*WRITTEN TASK:* Starting at the first line of the data below, write out each line exactly until you reach the line containing "30, bottom: 317", and include that line too.

--- Start of DATASET EXTRACT ---

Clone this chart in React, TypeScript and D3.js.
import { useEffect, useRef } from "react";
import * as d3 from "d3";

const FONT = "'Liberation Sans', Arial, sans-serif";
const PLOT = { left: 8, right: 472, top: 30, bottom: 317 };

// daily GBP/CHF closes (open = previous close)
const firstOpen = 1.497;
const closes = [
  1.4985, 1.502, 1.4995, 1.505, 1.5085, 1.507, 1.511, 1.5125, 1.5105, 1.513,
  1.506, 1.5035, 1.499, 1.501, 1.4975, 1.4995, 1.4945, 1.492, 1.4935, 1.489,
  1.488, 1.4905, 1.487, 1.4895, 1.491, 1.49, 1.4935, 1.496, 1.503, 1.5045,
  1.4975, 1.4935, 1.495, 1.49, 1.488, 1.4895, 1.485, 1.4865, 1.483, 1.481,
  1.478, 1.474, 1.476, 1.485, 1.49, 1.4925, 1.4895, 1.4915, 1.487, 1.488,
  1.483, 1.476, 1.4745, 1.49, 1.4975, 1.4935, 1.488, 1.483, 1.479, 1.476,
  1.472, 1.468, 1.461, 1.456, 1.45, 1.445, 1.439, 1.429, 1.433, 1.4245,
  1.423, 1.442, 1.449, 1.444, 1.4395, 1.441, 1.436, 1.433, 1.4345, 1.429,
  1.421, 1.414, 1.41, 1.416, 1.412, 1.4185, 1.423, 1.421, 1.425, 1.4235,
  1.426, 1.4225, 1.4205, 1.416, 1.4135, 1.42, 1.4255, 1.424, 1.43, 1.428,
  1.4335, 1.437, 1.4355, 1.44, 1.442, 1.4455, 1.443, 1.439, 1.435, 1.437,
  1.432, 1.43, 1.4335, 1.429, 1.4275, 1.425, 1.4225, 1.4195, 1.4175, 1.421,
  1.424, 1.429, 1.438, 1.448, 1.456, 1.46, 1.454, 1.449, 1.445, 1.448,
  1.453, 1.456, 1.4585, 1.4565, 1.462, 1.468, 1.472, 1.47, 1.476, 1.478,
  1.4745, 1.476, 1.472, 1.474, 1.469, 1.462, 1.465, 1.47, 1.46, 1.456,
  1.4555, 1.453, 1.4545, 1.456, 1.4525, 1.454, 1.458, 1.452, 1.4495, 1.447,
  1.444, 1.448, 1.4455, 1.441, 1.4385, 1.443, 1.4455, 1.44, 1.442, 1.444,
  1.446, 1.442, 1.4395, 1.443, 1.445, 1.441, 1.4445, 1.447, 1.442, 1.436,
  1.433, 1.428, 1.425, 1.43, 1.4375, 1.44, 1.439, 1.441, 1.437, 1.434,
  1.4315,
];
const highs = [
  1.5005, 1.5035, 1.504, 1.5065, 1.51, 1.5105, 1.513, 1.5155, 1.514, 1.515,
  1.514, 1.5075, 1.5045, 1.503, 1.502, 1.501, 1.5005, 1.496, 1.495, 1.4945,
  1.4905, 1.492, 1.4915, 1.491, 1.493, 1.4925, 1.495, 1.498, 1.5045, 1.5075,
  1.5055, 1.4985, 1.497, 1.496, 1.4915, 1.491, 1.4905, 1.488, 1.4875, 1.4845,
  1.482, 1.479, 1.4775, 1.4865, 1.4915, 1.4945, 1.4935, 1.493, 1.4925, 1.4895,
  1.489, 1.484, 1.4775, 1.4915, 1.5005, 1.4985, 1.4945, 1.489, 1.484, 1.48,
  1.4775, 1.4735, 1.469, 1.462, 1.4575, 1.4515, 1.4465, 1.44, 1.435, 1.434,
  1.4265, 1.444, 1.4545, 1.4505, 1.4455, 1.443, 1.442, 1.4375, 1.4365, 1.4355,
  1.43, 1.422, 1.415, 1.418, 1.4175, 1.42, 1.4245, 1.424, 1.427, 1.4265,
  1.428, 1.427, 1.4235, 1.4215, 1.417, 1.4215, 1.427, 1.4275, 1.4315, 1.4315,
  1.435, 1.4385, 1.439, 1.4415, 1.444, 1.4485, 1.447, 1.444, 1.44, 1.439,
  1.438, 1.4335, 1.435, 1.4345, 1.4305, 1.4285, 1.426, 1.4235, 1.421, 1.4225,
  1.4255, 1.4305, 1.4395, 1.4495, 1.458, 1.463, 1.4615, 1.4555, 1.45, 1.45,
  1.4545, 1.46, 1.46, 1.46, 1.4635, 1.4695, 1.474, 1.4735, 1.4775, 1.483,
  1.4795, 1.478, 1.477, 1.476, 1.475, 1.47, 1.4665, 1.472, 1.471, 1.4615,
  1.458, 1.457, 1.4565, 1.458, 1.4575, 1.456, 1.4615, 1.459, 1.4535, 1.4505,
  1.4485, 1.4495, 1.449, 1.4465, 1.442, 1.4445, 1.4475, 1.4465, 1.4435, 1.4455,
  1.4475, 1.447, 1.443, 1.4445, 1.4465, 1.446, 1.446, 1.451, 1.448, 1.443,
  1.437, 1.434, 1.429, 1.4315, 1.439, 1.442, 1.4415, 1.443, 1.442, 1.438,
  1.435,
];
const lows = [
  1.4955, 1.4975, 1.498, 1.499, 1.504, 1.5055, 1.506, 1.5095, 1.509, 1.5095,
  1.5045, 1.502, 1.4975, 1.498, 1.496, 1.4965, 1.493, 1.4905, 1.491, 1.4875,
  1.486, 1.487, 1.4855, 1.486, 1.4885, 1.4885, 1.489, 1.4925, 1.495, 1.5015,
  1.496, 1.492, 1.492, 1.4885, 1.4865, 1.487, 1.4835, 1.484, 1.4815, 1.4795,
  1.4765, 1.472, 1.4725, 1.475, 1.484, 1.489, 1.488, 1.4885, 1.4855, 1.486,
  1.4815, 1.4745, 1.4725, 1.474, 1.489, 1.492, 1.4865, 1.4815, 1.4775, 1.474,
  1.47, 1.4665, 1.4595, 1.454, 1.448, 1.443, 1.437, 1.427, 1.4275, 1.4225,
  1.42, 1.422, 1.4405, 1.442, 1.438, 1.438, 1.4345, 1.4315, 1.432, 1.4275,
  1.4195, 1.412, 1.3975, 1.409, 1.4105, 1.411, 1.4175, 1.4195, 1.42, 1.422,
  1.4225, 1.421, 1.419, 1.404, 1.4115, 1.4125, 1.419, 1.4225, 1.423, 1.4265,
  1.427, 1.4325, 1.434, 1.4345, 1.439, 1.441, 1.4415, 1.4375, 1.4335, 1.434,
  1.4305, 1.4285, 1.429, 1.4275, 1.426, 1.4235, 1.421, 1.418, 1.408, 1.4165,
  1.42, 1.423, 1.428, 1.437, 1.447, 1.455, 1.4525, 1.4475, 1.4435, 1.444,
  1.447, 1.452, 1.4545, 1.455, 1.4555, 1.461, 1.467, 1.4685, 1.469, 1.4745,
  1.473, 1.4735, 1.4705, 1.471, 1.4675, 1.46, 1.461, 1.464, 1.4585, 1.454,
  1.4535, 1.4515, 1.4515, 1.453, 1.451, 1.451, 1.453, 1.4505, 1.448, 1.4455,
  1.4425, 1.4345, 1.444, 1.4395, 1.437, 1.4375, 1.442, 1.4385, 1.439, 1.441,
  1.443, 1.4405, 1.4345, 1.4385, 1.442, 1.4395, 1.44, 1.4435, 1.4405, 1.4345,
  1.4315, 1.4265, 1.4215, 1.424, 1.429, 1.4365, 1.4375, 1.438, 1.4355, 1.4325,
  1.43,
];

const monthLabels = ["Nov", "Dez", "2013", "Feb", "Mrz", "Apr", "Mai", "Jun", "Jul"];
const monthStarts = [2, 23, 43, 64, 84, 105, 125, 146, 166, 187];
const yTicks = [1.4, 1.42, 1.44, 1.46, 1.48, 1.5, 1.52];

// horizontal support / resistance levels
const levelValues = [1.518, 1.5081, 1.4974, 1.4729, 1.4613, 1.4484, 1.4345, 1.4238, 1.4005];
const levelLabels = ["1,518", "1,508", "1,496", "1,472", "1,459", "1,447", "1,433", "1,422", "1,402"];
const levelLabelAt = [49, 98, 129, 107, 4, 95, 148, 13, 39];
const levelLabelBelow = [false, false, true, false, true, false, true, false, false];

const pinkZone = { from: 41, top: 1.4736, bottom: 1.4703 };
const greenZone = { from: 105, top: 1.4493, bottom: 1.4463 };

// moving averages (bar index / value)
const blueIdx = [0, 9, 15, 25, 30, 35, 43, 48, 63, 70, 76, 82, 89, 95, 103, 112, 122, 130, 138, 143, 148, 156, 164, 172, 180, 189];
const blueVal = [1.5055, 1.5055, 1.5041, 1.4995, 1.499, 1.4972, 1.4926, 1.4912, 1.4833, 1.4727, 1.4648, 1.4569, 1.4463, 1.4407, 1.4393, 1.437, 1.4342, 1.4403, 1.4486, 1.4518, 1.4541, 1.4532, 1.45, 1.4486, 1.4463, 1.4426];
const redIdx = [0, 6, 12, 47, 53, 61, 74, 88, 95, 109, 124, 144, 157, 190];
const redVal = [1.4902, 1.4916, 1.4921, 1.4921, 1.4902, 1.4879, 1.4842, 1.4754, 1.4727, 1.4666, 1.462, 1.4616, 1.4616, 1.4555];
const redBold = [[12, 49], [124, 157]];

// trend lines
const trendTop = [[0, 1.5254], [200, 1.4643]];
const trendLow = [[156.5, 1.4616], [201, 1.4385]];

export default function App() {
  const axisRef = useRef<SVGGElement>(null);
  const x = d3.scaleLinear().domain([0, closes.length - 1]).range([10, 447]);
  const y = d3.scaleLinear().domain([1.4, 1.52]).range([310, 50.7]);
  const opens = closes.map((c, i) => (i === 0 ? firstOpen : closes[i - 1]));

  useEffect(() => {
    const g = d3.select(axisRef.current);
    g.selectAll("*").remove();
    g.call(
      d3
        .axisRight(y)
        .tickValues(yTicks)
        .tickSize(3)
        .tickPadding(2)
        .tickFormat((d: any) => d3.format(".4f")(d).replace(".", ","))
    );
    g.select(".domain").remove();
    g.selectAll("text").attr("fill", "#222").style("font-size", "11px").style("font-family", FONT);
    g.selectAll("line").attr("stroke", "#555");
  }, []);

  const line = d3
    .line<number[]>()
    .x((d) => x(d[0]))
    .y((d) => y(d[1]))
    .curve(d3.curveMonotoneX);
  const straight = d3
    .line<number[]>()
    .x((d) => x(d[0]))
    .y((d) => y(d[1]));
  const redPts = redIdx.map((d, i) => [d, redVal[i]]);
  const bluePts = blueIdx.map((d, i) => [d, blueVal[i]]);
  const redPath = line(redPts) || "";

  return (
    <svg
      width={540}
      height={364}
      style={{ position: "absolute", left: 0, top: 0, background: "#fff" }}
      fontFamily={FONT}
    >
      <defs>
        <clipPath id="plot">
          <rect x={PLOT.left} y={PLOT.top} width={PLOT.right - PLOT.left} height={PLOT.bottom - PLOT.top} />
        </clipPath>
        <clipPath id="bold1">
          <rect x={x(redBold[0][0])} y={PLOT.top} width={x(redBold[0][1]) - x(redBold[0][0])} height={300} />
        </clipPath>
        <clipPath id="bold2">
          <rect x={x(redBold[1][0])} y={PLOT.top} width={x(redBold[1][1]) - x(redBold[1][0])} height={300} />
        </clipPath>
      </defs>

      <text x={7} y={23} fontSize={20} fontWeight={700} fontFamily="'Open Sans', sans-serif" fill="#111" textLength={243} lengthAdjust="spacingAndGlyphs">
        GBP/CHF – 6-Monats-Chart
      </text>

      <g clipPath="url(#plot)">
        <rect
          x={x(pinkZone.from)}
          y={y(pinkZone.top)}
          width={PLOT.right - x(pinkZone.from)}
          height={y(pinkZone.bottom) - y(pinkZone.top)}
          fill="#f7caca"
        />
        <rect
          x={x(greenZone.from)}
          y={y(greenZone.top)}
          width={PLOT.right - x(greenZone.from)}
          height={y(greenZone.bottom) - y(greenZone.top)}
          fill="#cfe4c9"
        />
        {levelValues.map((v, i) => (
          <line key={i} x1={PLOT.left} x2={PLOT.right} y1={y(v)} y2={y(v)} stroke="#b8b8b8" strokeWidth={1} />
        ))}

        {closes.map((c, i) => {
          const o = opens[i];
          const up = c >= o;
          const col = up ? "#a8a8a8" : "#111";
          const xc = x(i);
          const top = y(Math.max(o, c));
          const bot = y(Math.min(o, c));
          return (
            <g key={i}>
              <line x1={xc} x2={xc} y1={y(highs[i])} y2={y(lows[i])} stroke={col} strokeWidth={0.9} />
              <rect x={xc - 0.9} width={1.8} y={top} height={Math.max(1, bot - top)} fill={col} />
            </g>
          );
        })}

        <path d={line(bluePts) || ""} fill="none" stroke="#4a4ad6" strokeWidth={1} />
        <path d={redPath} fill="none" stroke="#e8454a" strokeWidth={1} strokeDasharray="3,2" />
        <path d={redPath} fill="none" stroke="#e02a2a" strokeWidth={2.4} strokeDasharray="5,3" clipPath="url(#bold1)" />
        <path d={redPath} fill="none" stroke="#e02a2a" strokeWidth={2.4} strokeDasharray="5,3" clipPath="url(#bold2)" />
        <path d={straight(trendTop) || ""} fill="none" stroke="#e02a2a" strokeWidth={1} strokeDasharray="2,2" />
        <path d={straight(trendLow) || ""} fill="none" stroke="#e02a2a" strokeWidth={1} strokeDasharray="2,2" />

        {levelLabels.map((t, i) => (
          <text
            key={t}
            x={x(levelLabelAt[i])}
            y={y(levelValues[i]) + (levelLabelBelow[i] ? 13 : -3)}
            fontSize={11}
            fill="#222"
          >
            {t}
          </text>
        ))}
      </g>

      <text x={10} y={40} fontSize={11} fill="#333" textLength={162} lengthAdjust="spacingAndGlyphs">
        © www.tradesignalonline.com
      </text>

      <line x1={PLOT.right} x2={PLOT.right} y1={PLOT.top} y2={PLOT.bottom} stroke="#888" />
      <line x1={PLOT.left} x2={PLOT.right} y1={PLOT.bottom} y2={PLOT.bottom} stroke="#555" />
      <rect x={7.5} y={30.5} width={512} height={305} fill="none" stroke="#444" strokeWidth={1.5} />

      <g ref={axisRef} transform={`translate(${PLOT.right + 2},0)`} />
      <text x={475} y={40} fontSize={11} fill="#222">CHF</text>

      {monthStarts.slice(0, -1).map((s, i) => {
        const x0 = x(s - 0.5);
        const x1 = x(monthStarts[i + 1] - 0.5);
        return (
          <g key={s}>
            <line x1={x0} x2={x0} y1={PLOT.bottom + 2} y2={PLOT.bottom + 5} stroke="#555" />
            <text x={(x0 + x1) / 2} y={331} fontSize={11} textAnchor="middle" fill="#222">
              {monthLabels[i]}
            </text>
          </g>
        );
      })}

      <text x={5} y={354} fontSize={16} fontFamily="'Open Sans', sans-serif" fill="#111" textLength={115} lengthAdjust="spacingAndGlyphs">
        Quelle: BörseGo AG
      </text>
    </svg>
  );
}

--- End of DATASET EXTRACT ---

*ANSWER TO THE EXERCISE:*
Clone this chart in React, TypeScript and D3.js.
import { useEffect, useRef } from "react";
import * as d3 from "d3";

const FONT = "'Liberation Sans', Arial, sans-serif";
const PLOT = { left: 8, right: 472, top: 30, bottom: 317 };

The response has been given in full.